Putting the intrinsic and obvious sexism aside, the filmmakers do at least acknowledge that Garrett is a creep, a misogynist (as well as a misanthrope), and a generally terrible person. That constantly forces one to wonder about the thinking of Thieman and Hunter telling their story from his point of view.

The attempted humor of this scenario is how Garrett's incompetence in killing Mia leads him to end up abducting and/or murdering multiple other people. The other potential victims include pizza delivery man Rick (Nate Panning), who suspects Garrett is suicidal, and his girlfriend Abigail (Julia Lehman), who wants to help the "poor" stranger. The late Sid Haig is amusing in his final role as Mia's landlord with an uncertain accent who also ends up in the basement, but that's where the actual comedy ends.

Where is the joke in this premise? It's certainly not in dissecting or satirizing Garrett's willingness to see himself as the hero and the wronged victim in this situation. Again, the filmmakers know he's the villain here, as one of several flashbacks sees him breaking into Mia's bedroom to leave her flowers and to sniff her underwear, before ending up under the bed while she and her boyfriend/Garrett's roommate Ben (Christian Rozakis) have sex.

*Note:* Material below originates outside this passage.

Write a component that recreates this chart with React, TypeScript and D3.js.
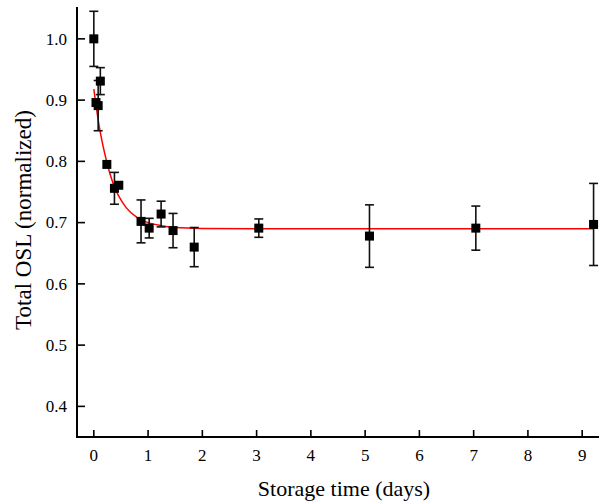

The punch line is the awkwardness of that result, but the setup to that gag only works if we can sympathize with or generally understand Garrett's silent humiliation. Since he's the one in the wrong (There's something to the fact that the filmmakers had to add the panty-sniffing, as if the initial invasion into the bedroom isn't enough of a marker of his creepiness), the gag doesn't function, either on its own or as some twist on the notion of our inherent connection to a sad-sack guy like Garrett.

The rest of the story, obviously, possesses the same troublesome context and, as a result, the same ineffective method. As more and more people end up tied up and gagged in the basement, Garrett has to find a way to resolve his multiple counts of kidnapping, ideally without killing anyone who isn't the woman who doesn't have feelings for him. The abductees—all of them stupid, irritating, and/or a bit weird, save for Mia, who's about as much an object in the movie as she is in Garrett's mind—and abductor banter and bicker with an unconvincing degree of self-awareness.

Theiman and Hunter seem to be trapped in a pattern of repetition, as the arguing continues and flashbacks gradually reveal the actual reason Garrett wants Mia dead (to cover up another crime, which only happened because of his sense of entitlement toward her). The delaying, perhaps, is because they've written themselves into this inescapable situation. A random string of brutal murders in broad daylight on a conveniently busy-but-not-too-much-so suburban street is somehow the bloody chaos we expect from the setup, a random and inconsequential occurrence within the plot, and fairly clear proof that the filmmakers don't know what to do with the predicament in the basement.

Yes, Suicide for Beginners is unpleasant on a few levels. While that might give one the impression that this is some morbid and macabre comedy, the movie's biggest offense is how it's cluttered approach results in something too uncertain to be offensive.